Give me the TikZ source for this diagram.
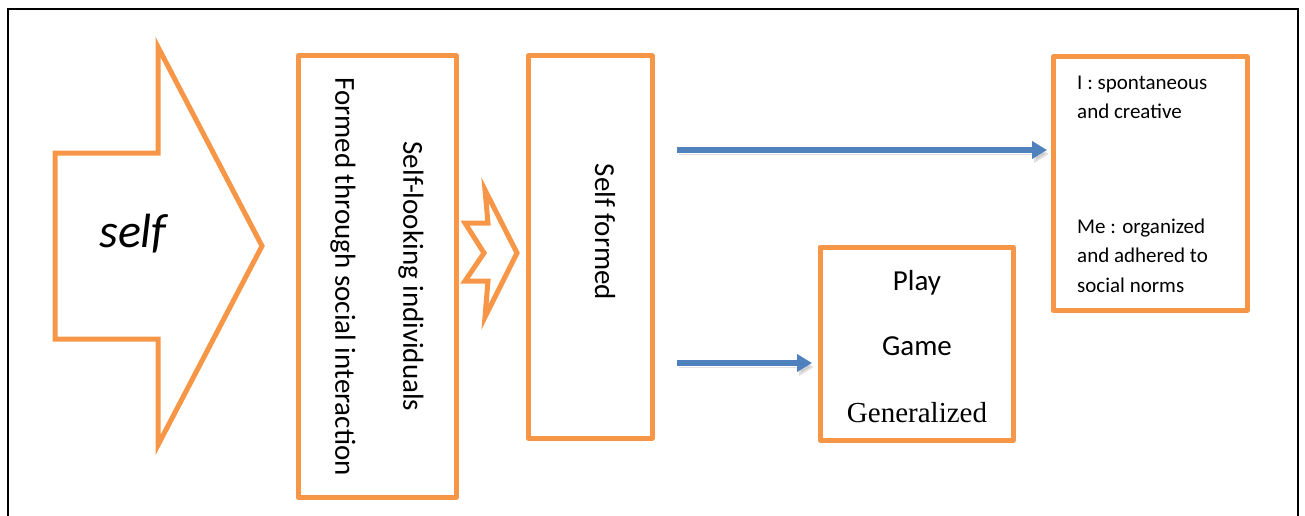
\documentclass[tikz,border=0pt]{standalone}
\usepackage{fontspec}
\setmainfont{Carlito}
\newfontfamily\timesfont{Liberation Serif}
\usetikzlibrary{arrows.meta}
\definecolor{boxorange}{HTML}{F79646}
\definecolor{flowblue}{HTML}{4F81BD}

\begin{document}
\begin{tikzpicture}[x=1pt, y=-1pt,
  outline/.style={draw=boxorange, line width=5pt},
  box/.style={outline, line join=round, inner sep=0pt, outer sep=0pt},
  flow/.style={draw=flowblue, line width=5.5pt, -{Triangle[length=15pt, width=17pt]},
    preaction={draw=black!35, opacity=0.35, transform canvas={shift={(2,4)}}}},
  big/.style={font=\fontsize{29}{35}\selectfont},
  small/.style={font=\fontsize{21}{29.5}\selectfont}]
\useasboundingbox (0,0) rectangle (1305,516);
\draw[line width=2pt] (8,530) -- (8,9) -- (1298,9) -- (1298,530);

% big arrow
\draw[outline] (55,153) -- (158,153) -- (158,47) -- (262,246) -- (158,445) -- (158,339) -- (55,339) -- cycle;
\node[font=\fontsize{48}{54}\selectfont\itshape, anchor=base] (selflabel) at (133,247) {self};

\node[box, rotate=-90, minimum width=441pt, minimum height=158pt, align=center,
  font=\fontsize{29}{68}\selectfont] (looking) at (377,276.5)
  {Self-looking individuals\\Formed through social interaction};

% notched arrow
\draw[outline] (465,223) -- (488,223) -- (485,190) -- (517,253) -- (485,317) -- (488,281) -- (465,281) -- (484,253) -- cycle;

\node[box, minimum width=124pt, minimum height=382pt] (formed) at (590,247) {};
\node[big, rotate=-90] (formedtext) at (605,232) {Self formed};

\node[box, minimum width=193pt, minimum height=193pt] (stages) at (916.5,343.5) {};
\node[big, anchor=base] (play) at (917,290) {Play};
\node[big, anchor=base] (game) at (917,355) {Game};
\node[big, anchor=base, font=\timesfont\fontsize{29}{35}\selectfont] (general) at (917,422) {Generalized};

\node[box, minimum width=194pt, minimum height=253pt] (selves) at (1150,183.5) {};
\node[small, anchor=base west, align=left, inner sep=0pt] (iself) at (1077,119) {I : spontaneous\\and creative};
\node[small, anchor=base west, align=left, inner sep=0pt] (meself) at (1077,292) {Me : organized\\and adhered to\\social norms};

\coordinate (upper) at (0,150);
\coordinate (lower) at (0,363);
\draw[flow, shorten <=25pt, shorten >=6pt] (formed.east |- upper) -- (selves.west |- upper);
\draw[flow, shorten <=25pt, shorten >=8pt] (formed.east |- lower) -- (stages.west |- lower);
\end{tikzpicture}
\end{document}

▶ _Work instructions_
Without including any pictures, print all of the material exactly as given.

▶ _Output_
Give me the TikZ source for this diagram.
\documentclass[tikz,border=0pt]{standalone}
\usepackage{fontspec}
\setmainfont{Carlito}
\newfontfamily\timesfont{Liberation Serif}
\usetikzlibrary{arrows.meta}
\definecolor{boxorange}{HTML}{F79646}
\definecolor{flowblue}{HTML}{4F81BD}

\begin{document}
\begin{tikzpicture}[x=1pt, y=-1pt,
  outline/.style={draw=boxorange, line width=5pt},
  box/.style={outline, line join=round, inner sep=0pt, outer sep=0pt},
  flow/.style={draw=flowblue, line width=5.5pt, -{Triangle[length=15pt, width=17pt]},
    preaction={draw=black!35, opacity=0.35, transform canvas={shift={(2,4)}}}},
  big/.style={font=\fontsize{29}{35}\selectfont},
  small/.style={font=\fontsize{21}{29.5}\selectfont}]
\useasboundingbox (0,0) rectangle (1305,516);
\draw[line width=2pt] (8,530) -- (8,9) -- (1298,9) -- (1298,530);

% big arrow
\draw[outline] (55,153) -- (158,153) -- (158,47) -- (262,246) -- (158,445) -- (158,339) -- (55,339) -- cycle;
\node[font=\fontsize{48}{54}\selectfont\itshape, anchor=base] (selflabel) at (133,247) {self};

\node[box, rotate=-90, minimum width=441pt, minimum height=158pt, align=center,
  font=\fontsize{29}{68}\selectfont] (looking) at (377,276.5)
  {Self-looking individuals\\Formed through social interaction};

% notched arrow
\draw[outline] (465,223) -- (488,223) -- (485,190) -- (517,253) -- (485,317) -- (488,281) -- (465,281) -- (484,253) -- cycle;

\node[box, minimum width=124pt, minimum height=382pt] (formed) at (590,247) {};
\node[big, rotate=-90] (formedtext) at (605,232) {Self formed};

\node[box, minimum width=193pt, minimum height=193pt] (stages) at (916.5,343.5) {};
\node[big, anchor=base] (play) at (917,290) {Play};
\node[big, anchor=base] (game) at (917,355) {Game};
\node[big, anchor=base, font=\timesfont\fontsize{29}{35}\selectfont] (general) at (917,422) {Generalized};

\node[box, minimum width=194pt, minimum height=253pt] (selves) at (1150,183.5) {};
\node[small, anchor=base west, align=left, inner sep=0pt] (iself) at (1077,119) {I : spontaneous\\and creative};
\node[small, anchor=base west, align=left, inner sep=0pt] (meself) at (1077,292) {Me : organized\\and adhered to\\social norms};

\coordinate (upper) at (0,150);
\coordinate (lower) at (0,363);
\draw[flow, shorten <=25pt, shorten >=6pt] (formed.east |- upper) -- (selves.west |- upper);
\draw[flow, shorten <=25pt, shorten >=8pt] (formed.east |- lower) -- (stages.west |- lower);
\end{tikzpicture}
\end{document}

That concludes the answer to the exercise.